Interpretaciones pictóricas de alacranes, monos, murciélagos, pájaros, grillos, caracoles, ranas, pulpos, conejos y penes son característicos de la obra de Toledo desde sus primeras exposiciones internacionales, en la década de 1960, hasta hoy en día.
“Son imágenes de las que ya estoy aburrido, pero de las que no puedo alejarme. Son referencias de cuando era niño e iba a bañarme al río. En esos años, todavía había animales salvajes [en el sur de Oaxaca y Veracruz]; eran zonas no tocadas por el hombre. Veías tapires, lagartijas y culebras con texturas y pieles que siguen apareciendo en mi mente”.
La fijación por las pieles es una herencia de su padre, quien era zapatero y gustaba de experimentar con diferentes animales que él mismos cazaba en el monte para comer y, posteriormente, hacer calzado para vender.
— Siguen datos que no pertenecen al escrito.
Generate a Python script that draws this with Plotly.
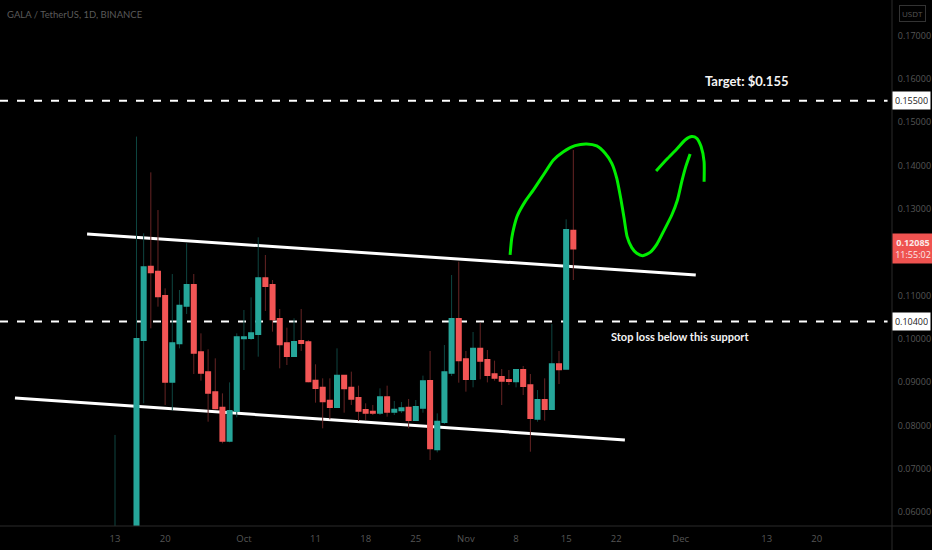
import pandas as pd
import plotly.graph_objects as go

DATES = ["2021-09-13"] + [d.strftime("%Y-%m-%d") for d in pd.date_range("2021-09-16", "2021-11-16")]
# one letter per candle: G rising, R falling
DIRECTION = ("G" + "GGRRRGGGRRRRRGG"
             + "GGGRRRRGRRRRRGRRRRRGRGGRGGRGGGR"
             + "RGRRRRRGRRGRGRGR")
BODY_TOP = [0.0540,
 .09995,.11650,.11666,.11550,.10988,.09895,.10765,.11242,.11242,.09687,.09225,.08763,.08409,.08332,.10034,
 .10034,.10126,.11396,.11396,.11243,.10458,.09896,.09926,.09950,.09919,.09033,.08872,.08572,.09149,.09149,
 .08872,.08633,.08356,.08317,.08648,.08648,.08364,.08394,.08410,.08425,.09018,.09025,.08086,.09225,.10457,.10457,
 .09526,.09772,.09772,.09510,.09179,.09118,.09048,.09279,.09279,.08925,.08586,.08586,.09410,.09410,.12512,.12497]
BODY_BOTTOM = [0.0520,
 .05200,.09972,.11535,.10981,.09010,.09010,.09895,.10765,.09680,.09218,.08756,.08394,.07647,.07647,.08332,
 .10011,.10018,.10111,.11219,.10450,.09873,.09603,.09603,.09903,.09018,.08864,.08556,.08425,.08425,.08856,
 .08618,.08341,.08294,.08294,.08294,.08317,.08317,.08348,.08125,.08125,.08410,.07470,.07447,.08078,.09218,.09502,
 .09071,.09071,.09495,.09164,.09102,.09033,.09025,.09017,.08910,.08171,.08155,.08378,.08378,.09295,.09310,.12085]
HIGH = [0.0778,
 .14670,.12436,.13844,.12974,.11165,.11496,.11127,.12205,.11496,.10126,.09757,.09549,.08740,.08994,.10126,
 .10665,.10957,.12343,.11935,.11358,.10689,.10257,.10473,.10689,.09973,.09411,.09087,.09087,.09780,.09149,
 .09241,.08918,.08510,.08472,.08856,.08918,.08564,.08541,.08610,.08587,.09149,.09718,.08278,.09856,.11473,.11781,
 .09718,.10157,.10372,.09741,.09495,.09302,.09279,.09279,.09372,.09187,.08817,.09087,.10342,.09718,.12759,.14360]
LOW = [0.0500,
 .05000,.08510,.10242,.10742,.08471,.08340,.09780,.10573,.09187,.09033,.08086,.08371,.07586,.07609,.08186,
 .09279,.09972,.09587,.10642,.10165,.09318,.09395,.09603,.09719,.08995,.08525,.07933,.08140,.08425,.08294,
 .08472,.08102,.08125,.08240,.08240,.08202,.08240,.08286,.07933,.08125,.08294,.07201,.07378,.08032,.09141,.08987,
 .08779,.08879,.09064,.08994,.09033,.08471,.08933,.08879,.08702,.07393,.08086,.08109,.08378,.08956,.09310,.11358]

# Hand-drawn overlays, as (days after 13 Sep 2021, price)
TOP_LINE_DAYS = [-3.9, 81.1]
TOP_LINE_PRICE = [0.12420, 0.11473]
LOW_LINE_DAYS = [-13.97, 71.2]
LOW_LINE_PRICE = [0.08633, 0.07663]
ARC1_DAYS = [55.17,55.40,55.73,56.19,57.26,58.43,59.82,61.22,62.62,64.25,65.87,67.27,68.44,69.37,70.07,70.62,71.09,71.51,72.16,72.86,73.70,74.72,75.65,76.58,77.75,78.54,79.14,79.70,80.31]
ARC1_PRICE = [.11936,.12321,.12590,.12844,.13167,.13437,.13783,.14130,.14322,.14461,.14499,.14453,.14284,.14053,.13706,.13244,.12782,.12359,.12105,.11974,.11920,.11997,.12182,.12475,.12859,.13206,.13629,.13976,.14268]
ARC2_DAYS = [75.56,77.05,78.45,79.61,80.54,81.24,81.84,82.26,82.26]
ARC2_PRICE = [.13876,.14145,.14384,.14592,.14669,.14630,.14438,.14091,.13629]

LEVELS = [0.155, 0.104]
LAST_PRICE = 0.12085
Y_SHOWN = [0.06,0.07,0.08,0.09,0.10,0.11,0.13,0.14,0.15,0.16,0.17]
X_TICK_DATES = ["2021-09-13","2021-09-20","2021-10-01","2021-10-11","2021-10-18","2021-10-25","2021-11-01","2021-11-08","2021-11-15","2021-11-22","2021-12-01","2021-12-13","2021-12-20"]
X_TICK_TEXT = ["13","20","Oct","11","18","25","Nov","8","15","22","Dec","13","20"]

n = len(DATES)
assert len(DIRECTION) == n
OPEN = [b if d == "G" else t for d, t, b in zip(DIRECTION, BODY_TOP, BODY_BOTTOM)]
CLOSE = [t if d == "G" else b for d, t, b in zip(DIRECTION, BODY_TOP, BODY_BOTTOM)]
assert len(OPEN) == n and len(HIGH) == n and len(LOW) == n, (len(OPEN), len(HIGH), len(LOW), n)

BASE = pd.Timestamp("2021-09-13")
def day(d):
    return BASE + pd.to_timedelta(d, unit="D")
def days(lst):
    return [day(d) for d in lst]

TEAL, RED = "#26a69a", "#f25555"
DTEAL, DRED = "#0e4540", "#662424"
GREY = "#565656"
AXFONT = "Open Sans, sans-serif"

fig = go.Figure()
fig.add_trace(go.Candlestick(x=DATES, open=OPEN, high=HIGH, low=LOW, close=CLOSE,
    increasing=dict(line=dict(color=DTEAL, width=1), fillcolor=DTEAL),
    decreasing=dict(line=dict(color=DRED, width=1), fillcolor=DRED),
    whiskerwidth=0, hoverinfo="skip", showlegend=False))
fig.add_trace(go.Candlestick(x=DATES, open=OPEN, high=BODY_TOP, low=BODY_BOTTOM, close=CLOSE,
    increasing=dict(line=dict(color=TEAL, width=2), fillcolor=TEAL),
    decreasing=dict(line=dict(color=RED, width=2), fillcolor=RED),
    whiskerwidth=0, hoverinfo="skip", showlegend=False))
for dd, pp in ((ARC1_DAYS, ARC1_PRICE), (ARC2_DAYS, ARC2_PRICE)):
    fig.add_trace(go.Scatter(x=days(dd), y=pp, mode="lines", hoverinfo="skip", showlegend=False,
        line=dict(color="#00ee00", width=3, shape="spline", smoothing=0.6)))

shapes = []
for dd, pp in ((TOP_LINE_DAYS, TOP_LINE_PRICE), (LOW_LINE_DAYS, LOW_LINE_PRICE)):
    shapes.append(dict(type="line", layer="below", xref="x", yref="y", x0=day(dd[0]), x1=day(dd[1]), y0=pp[0], y1=pp[1],
                       line=dict(color="#ffffff", width=3)))
for lv in LEVELS:
    shapes.append(dict(type="line", layer="below", xref="paper", yref="y", x0=0, x1=0.995, y0=lv, y1=lv,
                       line=dict(color="#ffffff", width=2, dash="8px,9px")))
shapes.append(dict(type="line", xref="paper", yref="paper", x0=1, x1=1, y0=-24/526, y1=1, line=dict(color="#2a2a2a", width=1)))
shapes.append(dict(type="line", xref="paper", yref="paper", x0=0, x1=932/892, y0=0, y1=0, line=dict(color="#2a2a2a", width=1)))
fig.update_layout(shapes=shapes)

anns = [
    dict(text="GALA / TetherUS, 1D, BINANCE", xref="paper", yref="paper", x=5/892, y=1-15/526, xanchor="left", yanchor="middle",
         showarrow=False, font=dict(family="Lato", size=9.5, color="#5a5a5a")),
    dict(text="<b>Target: $0.155</b>", x=day(88.3), y=0.15954, showarrow=False,
         font=dict(family="Lato", size=13, color="#f4f4f4")),
    dict(text="<b>Stop loss below this support</b>", x=day(78.9), y=0.10042, showarrow=False,
         font=dict(family="Lato", size=11, color="#f4f4f4")),
    dict(text="USDT", xref="paper", yref="paper", x=912/892, y=1-13.5/526, xanchor="center", yanchor="middle", showarrow=False,
         bordercolor="#333333", borderwidth=1, borderpad=2, font=dict(family=AXFONT, size=8, color=GREY)),
]
for lv in LEVELS:
    anns.append(dict(text=f"{lv:.5f}", xref="paper", yref="y", x=1, y=lv, xanchor="left", yanchor="middle", showarrow=False,
                     bgcolor="#ffffff", borderpad=2, width=33, font=dict(family=AXFONT, size=9, color="#222222")))
anns.append(dict(text=f"<b>{LAST_PRICE:.5f}</b><br>11:55:02", xref="paper", yref="y", x=1, y=LAST_PRICE, xanchor="left", yanchor="middle",
                 showarrow=False, bgcolor="#ef5350", borderpad=2, width=36, font=dict(family=AXFONT, size=9, color="#fbe9e9")))
fig.update_layout(annotations=anns)

fig.update_layout(
    width=932, height=550, margin=dict(l=0, r=40, t=0, b=24, autoexpand=False),
    paper_bgcolor="#000000", plot_bgcolor="#000000", showlegend=False, hovermode=False,
    boxgap=0.2,
    xaxis=dict(type="date", range=[day(-16.06), day(108.5)], rangeslider=dict(visible=False), showgrid=False, zeroline=False,
               showline=False, tickmode="array", tickvals=X_TICK_DATES, ticktext=X_TICK_TEXT, ticks="outside", ticklen=4, tickcolor="rgba(0,0,0,0)",
               tickfont=dict(family=AXFONT, size=9.5, color=GREY), tickangle=0, automargin=False),
    yaxis=dict(side="right", range=[0.05677, 0.17824], showgrid=False, zeroline=False, showline=False,
               tickmode="array", tickvals=Y_SHOWN, ticktext=[f"{t:.5f}" for t in Y_SHOWN], ticks="outside", ticklen=3, tickcolor="rgba(0,0,0,0)",
               tickfont=dict(family=AXFONT, size=9, color=GREY), automargin=False),
)
fig.write_html("out.html", config={"displayModeBar": False},
               post_script="document.body.style.margin='0';document.body.style.background='#000';")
Es esta influencia tan fuerte de su infancia por lo que Toledo no está seguro si el desarrollo de su obra artística fue por vocación o simplemente un hecho accidental al querer plasmar desde los 11 años toda esa naturaleza que lo desbordaba en Juchitán, el pueblo que lo vio nacer en 1940 y que, un día, de tanto evocarlo en cuadros y esculturas, llevó a Octavio Paz a decir que el poema “El río de mi pueblo”, del portugués Fernando Pessoa, era la mejor descripción de Toledo:
…El Tajo desciende de España.
Y el Tajo entra en el mar en Portugal.
Eso todos lo sabemos.
Pero pocos saben cuál es el río de mi pueblo.
Y hacia dónde va.
Y de dónde viene.Y por eso, porque pertenece a menos gente, es más libre y más ancho el río de mi pueblo.
La “magia” de la creatividad
Toledo no es un hombre de definiciones. De hecho, le molestan. Hacen que se talle los ojos con las palmas de las manos y luego se alborote el cabello con los dedos de la mano derecha con cierta desesperación. “No me gustan las definiciones, no soy gente de definiciones y menos de ésas como ‘creatividad’ y demás cosas”.
Este creador considera que hay artistas con mucho orden en sus procesos y horarios (como el también pintor oaxaqueño Rufino Tamayo, quien le solía decir: “Yo soy como albañil, trabajo ocho horas”), a los que les da resultados tener patrones que les despiertan la creatividad.
No es su caso. Para él, los momentos creativos son eso, momentos espontáneos en los que vienen las ideas sin ningún orden preconcebido. Compara su caso con aquella frase que decía Pablo Picasso de que “no todas las horas se es un buen brujo.
“Los brujos no siempre curan, no siempre consiguen el impacto esperado. Porque no es posible, pues. Son momentos de inspiración. En mi caso, no tengo un horario fijo para pintar; soy desordenado. Tengo cosas sin terminar desde hace años, meses, días y horas. Voy y regreso todo el tiempo a cada pintura, a cada obra”.
Pero, si bien no sigue un método en sus procesos creativos, Francisco Toledo reconoce que, a lo largo de su vida, hay hechos que han sido clave para conseguir “el momento brujo” de sus obras. Uno de ellos es haber contado en su juventud con guías que le abrieron los ojos a una realidad más amplia, una especie de mentores. Rufino Tamayo fue uno de ellos.
Recuerda que, después de haber salido de niño de Juchitán rumbo a la ciudad de Oaxaca para continuar sus estudios básicos y acudir a la escuela de Bellas Artes (a muy pocos años de haberse abierto, con buenos maestros, “pero sin método”), en una ocasión Tamayo visitó a los jóvenes artistas y les preguntó qué es lo que hacían en ese momento y cómo lo hacían.
Uno de los alumnos contestó que copiaban figuras griegas de yeso, a lo que Tamayo replicó: “¿Qué no ven a su alrededor? ¿Qué no se dan cuenta que nosotros no correspondemos a esas medidas, que somos bajos de estatura, cabezones, de brazos y piernas cortas? ¿Qué cosa están aprendiendo que tenga que ver con nosotros”?